Let us investigate if it's possible to access this timers or if there's an alternate method to get the time that you're expecting to achieve. Right now I can only think of fast memory mapped I/O, however, according to your description this is not an option. I still would suggest you to take a look at this link http://www.i-programmer.info/programming/hardware/8770-exploring-edison-fast-memory-mapped-io.html?s... http://www.i-programmer.info/programming/hardware/8770-exploring-edison-fast-memory-mapped-io.html?s.... They provide a whole section/chapter on this topic, so you might get some ideas from there.
In theory I could using polling using mmaped IO. In duty-cycle measurement time is relative (%). So polling a signal for a full period and dividing the high polls by the total would result in the correct DC as long as the sample time is constant. This is not the case of course when interrupt handler and other kernel tasks interrupt the user space polling.

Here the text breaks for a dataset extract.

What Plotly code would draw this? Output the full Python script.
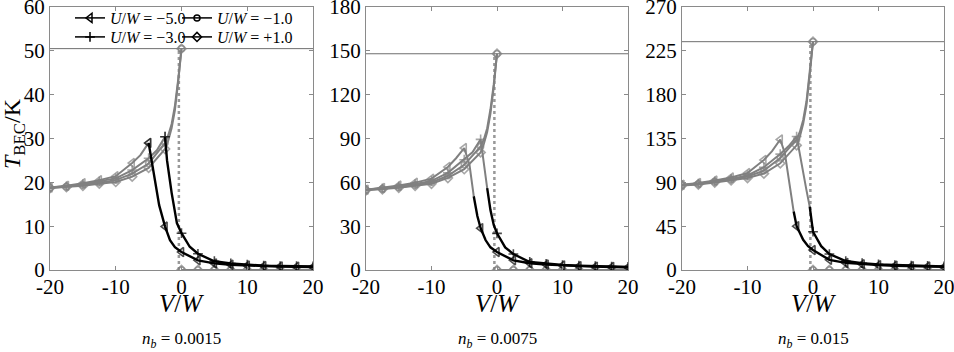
import plotly.graph_objects as go

# ---------------- data ----------------
GRID = [-20, -17.5, -15, -12.5, -10, -7.5, -5, -2.5, 0, 2.5, 5, 7.5, 10, 12.5, 15, 17.5, 20]
V_NEG = [-20, -17.5, -15, -12.5, -10, -7.5, -5, -2.5, -2, -1.5, -1, -0.5, -0.2, 0]
V_POS = [0, 2.5, 5, 7.5, 10, 12.5, 15, 17.5, 20]
T_ZERO = [0, 0, 0, 0, 0, 0, 0, 0, 0]
V_JUMP = -0.4
T_MAX = [50.5, 148.0, 234.4]
Y_MAX = [60, 180, 270]
Y_DTICK = [10, 30, 45]
NB_LABELS = ["0.0015", "0.0075", "0.015"]
X_TICKS = [-20, -10, 0, 10, 20]
X_TICKTEXT = ["-20", "-10", "0", "10", "20"]

# panel 1  (n_b = 0.0015)
P1_V_M5 = [-20, -17.5, -15, -12.5, -10, -7.5, -6.25, -5, -4.3, -3.4, -2.5, -1.75, -1, 0, 2.5, 5, 7.5, 10, 12.5, 15, 17.5, 20]
P1_T_M5 = [18.8, 19.2, 19.8, 20.5, 21.4, 24.4, 26.2, 29.0, 22.5, 14.8, 9.9, 6.8, 5.2, 4.1, 2.2, 1.5, 1.2, 1.0, 0.9, 0.8, 0.75, 0.7]
P1_SPLIT_M5 = 7
P1_V_M3 = [-20, -17.5, -15, -12.5, -10, -7.5, -5, -3.75, -2.5, -2.2, -1.5, -0.7, 0, 1.25, 2.5, 5, 7.5, 10, 12.5, 15, 17.5, 20]
P1_T_M3 = [18.8, 19.1, 19.6, 20.2, 20.9, 22.8, 25.5, 27.3, 30.4, 25.0, 17.6, 10.7, 8.4, 5.3, 3.7, 2.0, 1.5, 1.2, 1.0, 0.9, 0.85, 0.8]
P1_SPLIT_M3 = 8
P1_T_M1 = [18.7, 19.0, 19.4, 19.9, 20.5, 22.0, 24.3, 29.0, 30.8, 33.3, 37.5, 43.5, 47.5, 50.5]
P1_T_P1 = [18.7, 18.9, 19.2, 19.7, 20.1, 21.3, 23.3, 27.6, 29.6, 32.4, 36.5, 43.0, 47.2, 50.5]

# panel 2  (n_b = 0.0075)
P2_V_M5 = [-20, -17.5, -15, -12.5, -10, -7.5, -6.25, -5, -4.2, -3.55, -3.0, -2.5, -1.75, -1, 0, 2.5, 5, 7.5, 10, 12.5, 15, 17.5, 20]
P2_T_M5 = [55.0, 56.2, 57.8, 59.8, 62.5, 70.5, 76.5, 83.5, 72.0, 50.5, 37.0, 28.6, 20.5, 15.5, 12.3, 6.6, 4.6, 3.7, 3.1, 2.6, 2.3, 2.1, 1.9]
P2_SPLIT_M5 = 9
P2_V_M3 = [-20, -17.5, -15, -12.5, -10, -7.5, -5, -3.75, -2.5, -2.1, -1.5, -1.0, -0.5, 0, 1.25, 2.5, 5, 7.5, 10, 12.5, 15, 17.5, 20]
P2_T_M3 = [54.9, 55.8, 57.2, 58.8, 61.0, 66.5, 75.5, 80.5, 89.4, 75.0, 56.0, 41.0, 30.8, 25.1, 15.5, 10.9, 5.5, 4.2, 3.4, 2.9, 2.6, 2.3, 2.1]
P2_SPLIT_M3 = 10
P2_T_M1 = [54.7, 55.4, 56.6, 58.2, 60.0, 64.5, 72.0, 84.5, 89.5, 97.0, 110.0, 127.0, 139.0, 148.0]
P2_T_P1 = [54.6, 55.2, 56.3, 57.6, 59.0, 63.0, 69.0, 80.5, 86.5, 94.5, 107.0, 125.0, 138.0, 148.0]

# panel 3  (n_b = 0.015)
P3_V_M5 = [-20, -17.5, -15, -12.5, -10, -7.5, -6.25, -5, -4.3, -3.6, -2.95, -2.5, -1.5, -0.75, 0, 2.5, 5, 7.5, 10, 12.5, 15, 17.5, 20]
P3_T_M5 = [87.5, 89.2, 91.8, 95.0, 99.5, 113.0, 122.0, 134.0, 120.0, 90.0, 60.0, 45.0, 31.0, 24.5, 20.5, 10.4, 7.3, 5.9, 5.0, 4.4, 3.9, 3.5, 3.2]
P3_SPLIT_M5 = 10
P3_V_M3 = [-20, -17.5, -15, -12.5, -10, -7.5, -5, -3.75, -2.5, -1.8, -1.0, -0.5, -0.25, 0, 1.25, 2.5, 5, 7.5, 10, 12.5, 15, 17.5, 20]
P3_T_M3 = [87.3, 88.7, 91.0, 93.5, 97.0, 105.5, 119.0, 127.0, 137.0, 110.0, 82.0, 65.0, 52.0, 39.3, 24.5, 16.4, 9.2, 7.0, 5.8, 5.0, 4.5, 4.1, 3.7]
P3_SPLIT_M3 = 11
P3_T_M1 = [87.0, 88.3, 90.5, 93.0, 96.0, 102.0, 115.0, 134.0, 142.0, 154.0, 173.0, 204.0, 222.0, 234.4]
P3_T_P1 = [86.8, 87.8, 89.8, 92.0, 94.5, 99.0, 109.5, 128.0, 137.0, 150.0, 169.0, 200.0, 220.0, 234.4]

PANELS = [
    dict(m5=(P1_V_M5, P1_T_M5, P1_SPLIT_M5), m3=(P1_V_M3, P1_T_M3, P1_SPLIT_M3), m1=P1_T_M1, p1=P1_T_P1),
    dict(m5=(P2_V_M5, P2_T_M5, P2_SPLIT_M5), m3=(P2_V_M3, P2_T_M3, P2_SPLIT_M3), m1=P2_T_M1, p1=P2_T_P1),
    dict(m5=(P3_V_M5, P3_T_M5, P3_SPLIT_M5), m3=(P3_V_M3, P3_T_M3, P3_SPLIT_M3), m1=P3_T_M1, p1=P3_T_P1),
]

# ---------------- style ----------------
W, H = 954, 352
GRAY = "#808080"
BLACK = "#000000"
AXIS = "#8a8a8a"
FONT = "Liberation Serif"
SYMBOLS = {"m5": ("triangle-left-open", 8), "m3": ("cross-thin-open", 7),
           "m1": ("circle-open", 6), "p1": ("diamond-open", 7)}
# (series, label, legend id, left px, top px)
LEG_LABELS = [("m5", "\u22125.0", "legend", 70, 1), ("m3", "\u22123.0", "legend2", 70, 20),
              ("m1", "\u22121.0", "legend3", 177, 1), ("p1", "+1.0", "legend4", 177, 20)]

X_DOMAINS = [(50 / W, 313 / W), (366 / W, 628 / W), (682 / W, 944 / W)]
Y_DOMAIN = ((H - 270) / H, (H - 7) / H)

fig = go.Figure()


def seg(ax, v, t, color, key, width=2):
    sym, sz = SYMBOLS[key]
    sizes = [sz if x in GRID else 0 for x in v]
    fig.add_trace(go.Scatter(
        x=v, y=t, mode="lines+markers", xaxis="x" + ax, yaxis="y" + ax,
        line=dict(color=color, width=width),
        marker=dict(symbol=sym, size=sizes, color=color, line=dict(color=color, width=1.6)),
        showlegend=False, hoverinfo="skip"))


for i, p in enumerate(PANELS):
    ax = "" if i == 0 else str(i + 1)
    fig.add_trace(go.Scatter(x=[-20, 20], y=[T_MAX[i], T_MAX[i]], mode="lines", xaxis="x" + ax, yaxis="y" + ax,
                             line=dict(color="#6e6e6e", width=1), showlegend=False, hoverinfo="skip"))
    fig.add_trace(go.Scatter(x=[V_JUMP, V_JUMP], y=[0, T_MAX[i]], mode="lines", xaxis="x" + ax, yaxis="y" + ax,
                             line=dict(color="#999999", width=2.5, dash="dot"), showlegend=False, hoverinfo="skip"))
    for key in ("p1", "m1"):
        seg(ax, V_NEG, p[key], GRAY, key)
        seg(ax, V_POS, T_ZERO, GRAY, key)
    for key in ("m3", "m5"):
        v, t, s = p[key]
        seg(ax, v[:s + 1], t[:s + 1], GRAY, key)
    for key in ("m3", "m5"):
        v, t, s = p[key]
        seg(ax, v[s:], t[s:], BLACK, key, width=2.4)

layout = dict(
    width=W, height=H, margin=dict(l=0, r=0, t=0, b=0, autoexpand=False),
    plot_bgcolor="white", paper_bgcolor="white",
    font=dict(family=FONT, size=18, color="black"),
    showlegend=True,
    annotations=[],
)

for key, lab, leg, lx, ly in LEG_LABELS:
    sym, sz = SYMBOLS[key]
    fig.add_trace(go.Scatter(x=[None], y=[None], mode="lines+markers", xaxis="x", yaxis="y",
                             name="<i>U</i>/<i>W</i> = " + lab, legend=leg,
                             line=dict(color=BLACK, width=1.5),
                             marker=dict(symbol=sym, size=sz, color=BLACK, line=dict(color=BLACK, width=1.5))))
    layout[leg] = dict(x=lx / W, y=1 - ly / H, xanchor="left", yanchor="top", bgcolor="rgba(0,0,0,0)",
                       font=dict(family=FONT, size=16), itemwidth=30)

for i in range(3):
    ax = "" if i == 0 else str(i + 1)
    layout["xaxis" + ax] = dict(
        domain=X_DOMAINS[i], range=[-20, 20], anchor="y" + ax, automargin=False,
        tickvals=X_TICKS, ticktext=X_TICKTEXT, ticklabeloverflow="allow",
        showline=True, mirror="ticks", linecolor=AXIS, linewidth=1,
        ticks="inside", ticklen=4, tickcolor=AXIS, showgrid=False, zeroline=False,
        tickfont=dict(family=FONT, size=21), ticklabelstandoff=-2,
    )
    layout["yaxis" + ax] = dict(
        domain=Y_DOMAIN, range=[0, Y_MAX[i]], anchor="x" + ax, dtick=Y_DTICK[i], tick0=0,
        automargin=False, ticklabeloverflow="allow",
        showline=True, mirror="ticks", linecolor=AXIS, linewidth=1,
        ticks="inside", ticklen=4, tickcolor=AXIS, showgrid=False, zeroline=False,
        tickfont=dict(family=FONT, size=21),
    )
    xc = (X_DOMAINS[i][0] + X_DOMAINS[i][1]) / 2
    layout["annotations"].append(dict(
        text="<i>V</i>/<i>W</i>", x=xc, y=(H - 303) / H, xref="paper", yref="paper",
        xanchor="center", yanchor="middle", showarrow=False, font=dict(family=FONT, size=25)))
    layout["annotations"].append(dict(
        text="<i>n</i><sub><i>b</i></sub> = " + NB_LABELS[i], x=xc, y=(H - 340) / H, xref="paper", yref="paper",
        xanchor="center", yanchor="middle", showarrow=False, font=dict(family=FONT, size=17)))

layout["annotations"].append(dict(
    text="<i>T</i><sub>BEC</sub>/K", x=14 / W, y=(H - 134) / H, xref="paper", yref="paper",
    xanchor="center", yanchor="middle", textangle=-90, showarrow=False, font=dict(family=FONT, size=24)))

fig.update_layout(**layout)
fig.write_html("out.html", config={"displayModeBar": False},
               post_script="document.body.style.margin='0px';")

Alternative is to tie an interrupt handler to the input pin, and get the time from a counter with a constant clock on each edge. MRAA allows this, but of course the 'interrupt handler' is not a real interrupt handler (as it runs in user space) so if will be substantially delayed (latency). Again for duty-cycle measurement a constant delay will not cause an error in the DC. But jitter (a varying delay) will.
That's where capture/compare timer registers come into play. The time is captured in hardware and stored, then an interrupt handler has time until the next edge to read out the capture register.
This is also why you would want a separate capture for rising and falling edges: the time between a rising and falling edge for signals with 10% or 90% DC can be very short causing the interrupt handler to miss an edge. When separate the handler has a full period to get the value, in my case 160us.
Timers with capture registers are common, if not standard on MCU's. So I'm expecting (hoping) the Edison MCU has something like this on board.
Otherwise, doing the interrupt handler on the MCU and getting timer from there might be an option, assuming jitter in rocket on the MCU will be less than in linux on the CPU.
Thank you for your patience. Regarding your question about the timers, the MCU API doesn't have access to timers and registers. However, as you said in your last post, it should be possible to use the MCU interrupt to get accurate DC, I would suggest you to explore this option.
I was thinking of another possibility: to use the SPI input with the clock at 1MHz. If the CPU is not stretching the clock it could be used to get equidistant 1M samples/sec, then process the bytes to calculate tje D.C.
We encourage you to give that a try and please keep up posted on that. If that doesn't work you can always test our suggestion and see if that's a better option.